O superintendente diz que um problema semelhante se dá com a apreensão de roupas, calçados e outros itens do setor de vestimentas. “Numa única operação, conseguimos apreender 2 mil toneladas de material. Até agora só conseguimos destinar 300 toneladas”, diz ele. Coelho diz que convênios semelhantes serão firmados com a Universidade de São Paulo (USP) e com o Instituto Tecnológico de Aeronáutica (ITA).
“Esse é mais um passo nesse convênio fantástico que a gente conseguiu firmar entre a Receita e a Unicamp”, disse o delegado Cremonez. “A gente já teve várias iniciativas, todas de grande sucesso e de uma repercussão muito positiva na sociedade. Essas 200 unidades [de TV Box] são só um pontapé inicial”, acrescenta. “Esse projeto consegue potencializar ainda mais as nossas ações. A Receita consegue, por um lado, tirar de circulação mercadorias com potencial danoso e, por outro, permite que a gente consiga dar uma destinação essencialmente positiva”, conclui o delegado.
O reitor da Unicamp disse que esse convênio com a Receita é muito promissor e que há a possibilidade de ser usado em outras áreas, além das de tecnologia.
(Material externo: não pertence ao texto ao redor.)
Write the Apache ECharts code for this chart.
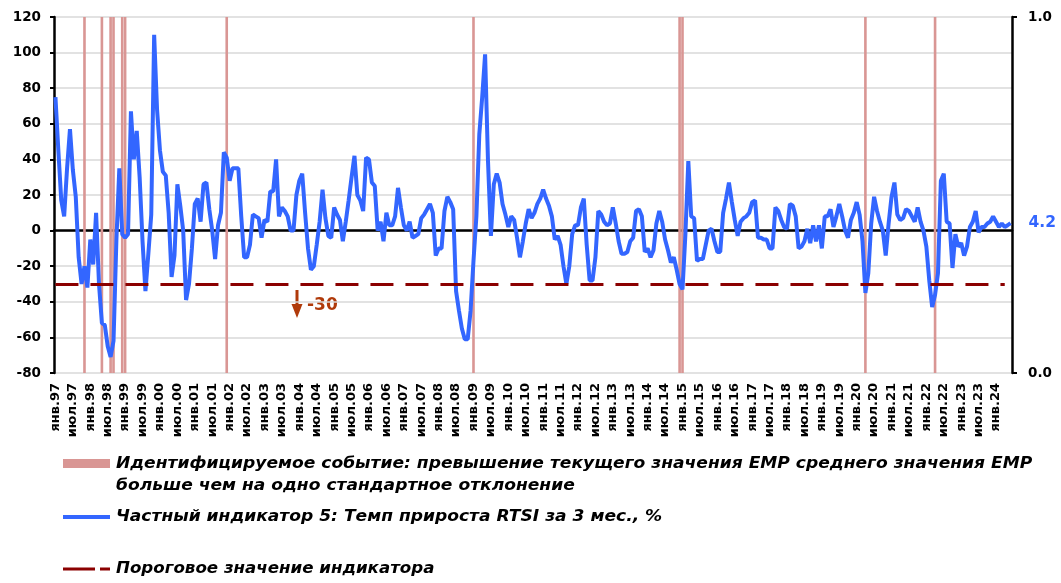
<!DOCTYPE html>
<html>
<head>
<meta charset="utf-8">
<script src="https://cdn.jsdelivr.net/npm/echarts@6.0.0/dist/echarts.min.js"></script>
<style>
  html, body { margin: 0; padding: 0; background: #fff; }
  #chart { width: 1061px; height: 583px; }
</style>
</head>
<body>
<div id="chart"></div>
<script>
// monthly series, starting янв.97
const startYear = 1997
const monthNames = ['янв', 'фев', 'мар', 'апр', 'май', 'июн', 'июл', 'авг', 'сен', 'окт', 'ноя', 'дек']

// Частный индикатор 5: темп прироста RTSI за 3 мес., % (one row per year)
const rtsi3m = [
  75, 45, 17, 8, 35, 57, 34, 19, -15, -30, -20, -32,
  -5, -19, 10, -30, -52, -53, -65, -71, -62, -5, 35, -2,
  -4, -2, 67, 40, 56, 30, -6, -34, -13, 9, 110, 68,
  45, 33, 31, 10, -26, -14, 26, 14, 0, -39, -30, -10,
  15, 18, 5, 26, 27, 12, 0, -16, 3, 10, 44, 41,
  28, 35, 35, 35, 8, -15, -15, -8, 9, 8, 7, -4,
  6, 5, 22, 22, 40, 8, 13, 11, 8, 0, 0, 20,
  28, 32, 10, -10, -22, -20, -8, 5, 23, 7, -3, -4,
  13, 9, 6, -6, 5, 17, 30, 42, 20, 17, 11, 41,
  40, 27, 25, 0, 5, -6, 10, 3, 3, 8, 24, 13,
  3, 0, 5, -4, -3, -2, 7, 9, 12, 15, 10, -14,
  -10, -10, 11, 19, 16, 12, -34, -45, -55, -61, -61, -45,
  -17, 8, 54, 75, 99, 39, -3, 26, 32, 27, 15, 9,
  2, 8, 6, -4, -15, -6, 4, 12, 7, 10, 15, 18,
  23, 18, 14, 8, -5, -3, -8, -20, -30, -20, -2, 3,
  3, 13, 18, -8, -28, -28, -15, 11, 9, 5, 3, 4,
  13, 4, -6, -13, -13, -12, -6, -4, 11, 12, 8, -12,
  -10, -15, -11, 4, 11, 5, -5, -11, -18, -15, -22, -30,
  -33, -2, 39, 8, 7, -17, -16, -16, -8, 0, 1, -6,
  -12, -12, 10, 18, 27, 16, 6, -3, 5, 7, 8, 10,
  16, 17, -4, -4, -5, -5, -10, -10, 13, 11, 6, 2,
  1, 15, 14, 8, -10, -9, -6, 1, -7, 3, -6, 3,
  -10, 8, 8, 12, 2, 8, 15, 8, 0, -4, 6, 10,
  16, 9, -6, -35, -24, 4, 19, 11, 5, 0, -14, 4,
  19, 27, 9, 6, 7, 12, 11, 8, 5, 13, 5, 0,
  -9, -28, -43, -36, -24, 28, 32, 5, 4, -21, -2, -9,
  -7, -14, -9, 2, 5, 11, -1, 2, 2, 4, 5, 8,
  5, 2, 4, 2, 3, 4.2
]

// months with the identified event (EMP above mean + 1 sd)
const eventMonths = ['ноя.97', 'май.98', 'авг.98', 'сен.98', 'дек.98', 'янв.99',
  'дек.01', 'янв.09', 'дек.14', 'янв.15', 'апр.20', 'апр.22']

const threshold = -30

const legendNames = {
  event: 'Идентифицируемое событие: превышение текущего значения EMP среднего значения EMP\nбольше чем на одно стандартное отклонение',
  rtsi: 'Частный индикатор 5: Темп прироста RTSI за 3 мес., %',
  threshold: 'Пороговое значение индикатора'
}

const categories = rtsi3m.map((v, i) =>
  monthNames[i % 12] + '.' + String((startYear + Math.floor(i / 12)) % 100).padStart(2, '0'))
const eventFlags = categories.map(c => eventMonths.includes(c) ? 1 : '-')

const FONT = '"DejaVu Sans", sans-serif'
const LEGEND_FONT = 'italic bold 15px "DejaVu Sans"'
const BLUE = '#3366FF'
const DARK_RED = '#8B0000'
const PINK = '#D99694'
const NOTE = '#B03A0A'

const axisText = {
  fontFamily: FONT,
  fontWeight: 'bold',
  color: '#000'
}

const option = {
  animation: false,
  backgroundColor: '#fff',
  grid: { left: 54, right: 49, top: 17, bottom: 210 },
  xAxis: [
    {
      type: 'category',
      data: categories,
      axisLine: { show: false, onZero: false },
      axisTick: { show: false },
      axisLabel: { ...axisText, interval: 5, rotate: 90, margin: 10, fontSize: 13 },
      splitLine: { show: false }
    },
    {
      // black zero line with half-year ticks
      type: 'category',
      data: categories,
      position: 'bottom',
      axisLine: { onZero: true, onZeroAxisIndex: 0, lineStyle: { color: '#000', width: 2.5 } },
      axisTick: { interval: 5, alignWithLabel: true, length: 4, lineStyle: { color: '#000', width: 2 } },
      axisLabel: { show: false },
      splitLine: { show: false }
    }
  ],
  yAxis: [
    {
      type: 'value',
      min: -80,
      max: 120,
      interval: 20,
      position: 'left',
      axisLine: { show: true, onZero: false, lineStyle: { color: '#000', width: 2.5 } },
      axisTick: { show: true, length: 4, lineStyle: { color: '#000', width: 2 } },
      axisLabel: { ...axisText, margin: 13, fontSize: 13.5 },
      splitLine: { lineStyle: { color: '#D9D9D9', width: 1.5 } }
    },
    {
      type: 'value',
      min: 0,
      max: 1,
      interval: 1,
      position: 'right',
      axisLine: { show: true, onZero: false, lineStyle: { color: '#000', width: 2.5 } },
      axisTick: { show: true, length: 5, lineStyle: { color: '#000', width: 2 } },
      axisLabel: { ...axisText, margin: 16, fontSize: 13.5, formatter: v => v.toFixed(1) },
      splitLine: { show: false }
    }
  ],
  series: [
    {
      name: legendNames.event,
      type: 'bar',
      yAxisIndex: 1,
      data: eventFlags,
      barCategoryGap: '10%',
      itemStyle: { color: PINK },
      silent: true,
      z: 1
    },
    {
      name: legendNames.rtsi,
      type: 'line',
      data: rtsi3m,
      symbol: 'none',
      lineStyle: { color: BLUE, width: 4 },
      itemStyle: { color: BLUE },
      endLabel: {
        show: true,
        formatter: p => p.value,
        color: BLUE,
        fontFamily: FONT,
        fontWeight: 'bold',
        fontSize: 15.5,
        distance: 18
      },
      z: 3
    },
    {
      name: legendNames.threshold,
      type: 'line',
      data: [],
      z: 4,
      markLine: {
        symbol: 'none',
        silent: true,
        label: { show: false },
        lineStyle: { color: DARK_RED, width: 3, type: [23, 12] },
        data: [[
          { coord: [categories[0], threshold] },
          { coord: [categories[categories.length - 3], threshold] }
        ]]
      }
    }
  ],
  graphic: [
    // legend (text stretched a little, as in the source picture)
    { type: 'rect', shape: { x: 63, y: 459, width: 47, height: 9 }, style: { fill: PINK } },
    {
      type: 'text', x: 116, y: 453, scaleX: 1.14,
      style: { text: legendNames.event, font: LEGEND_FONT, lineHeight: 22, fill: '#000' }
    },
    { type: 'line', shape: { x1: 63, y1: 517, x2: 110, y2: 517 }, style: { stroke: BLUE, lineWidth: 4 } },
    {
      type: 'text', x: 116, y: 517, scaleX: 1.14,
      style: { text: legendNames.rtsi, font: LEGEND_FONT, verticalAlign: 'middle', fill: '#000' }
    },
    {
      type: 'line', shape: { x1: 63, y1: 569, x2: 110, y2: 569 },
      style: { stroke: DARK_RED, lineWidth: 3, lineDash: [32, 5, 10, 5] }
    },
    {
      type: 'text', x: 116, y: 569, scaleX: 1.11,
      style: { text: legendNames.threshold, font: LEGEND_FONT, verticalAlign: 'middle', fill: '#000' }
    },
    // threshold annotation
    { type: 'line', shape: { x1: 297, y1: 290, x2: 297, y2: 308 }, style: { stroke: NOTE, lineWidth: 3 } },
    { type: 'polygon', shape: { points: [[291.5, 304], [302.5, 304], [297, 318]] }, style: { fill: NOTE } },
    {
      type: 'text', x: 307, y: 306,
      style: { text: String(threshold), font: 'bold 17px "DejaVu Sans"', verticalAlign: 'middle', fill: NOTE }
    }
  ]
}

const chart = echarts.init(document.getElementById('chart'))
chart.setOption(option)
</script>
</body>
</html>
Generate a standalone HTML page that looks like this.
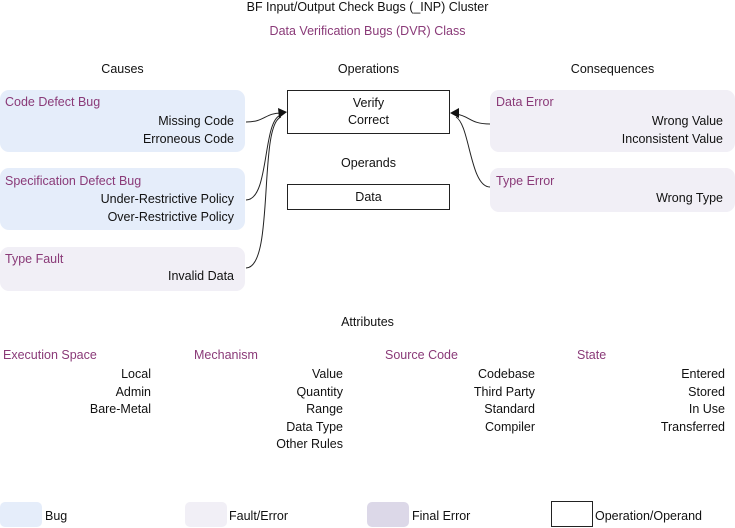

Meirelles avalia que o convênio pode ser usado até mesmo para o fortalecimento dos mecanismos de extensão da Universidade. “As possibilidades são enormes. Espero que essas ações de colaboração sejam aprofundadas. Queremos ampliar e estender essas parcerias. Nosso objetivo é buscar soluções que tragam benefício direto às pessoas”, afirmou o reitor.